My preference in The City is for those numbers where the orchestra gets the chance to let rip. When that happens, an authentic big band sound emerges. So, for instance, on The Village there is strong ensemble playing, together with impressive contributions from Scott on piano and Elgart on soprano sax. Dance of Glass and Steel contains passages with genuine swing, aided and abetted by the muted trumpet of Lew Gluckin. The Great White Way is a stylish and evocative tribute to Broadway. Rooftop has Scott on vigorous form and once more, the band manage to slip their leash a little. Some have suggested an Ellington flavour to parts of this disc. My own view is that it owes more to George Gershwin or Leonard Bernstein. The reality is that many of the tracks feel like either mood music or as if they had been written for the cinema. What lifts them above such categorisation are those moments when Bobby Scott makes his vibrant entrance on piano and often transforms what is basically orchestral music into something altogether more jazz-inspired.

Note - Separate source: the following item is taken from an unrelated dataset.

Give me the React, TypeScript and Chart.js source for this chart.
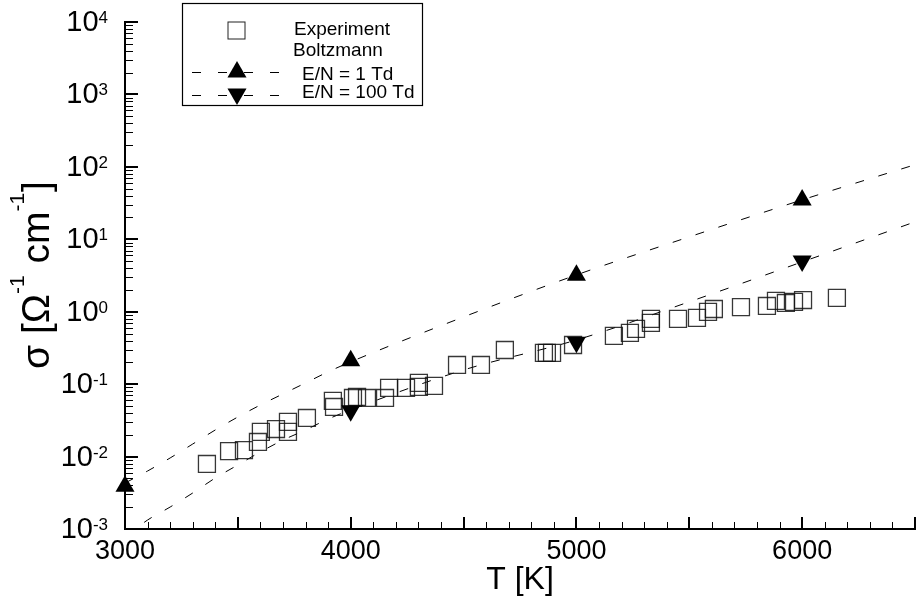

Scott was an intelligent and literate man. I'm indebted to the liner notes for two quotes. The first is from Scott himself. 'Like all good things, jazz is inherently at odds with what is around it. Like philosophy, it contends for ears and hearts and minds. It will never rule for its nature is to subvert.' The second is from Don Gold's original sleeve note for Joyful Noises. He writes about Scott : ' some of his music utilises jazz devices, but moves closer toward the realm of Third Stream music - or even contemporary classical lines - than it does toward the hardcore of modern jazz.' It's been an intriguing experience to listen to someone of such extravagant gifts and to conclude, rather than regretting what might have been, we should be thankful for what there was.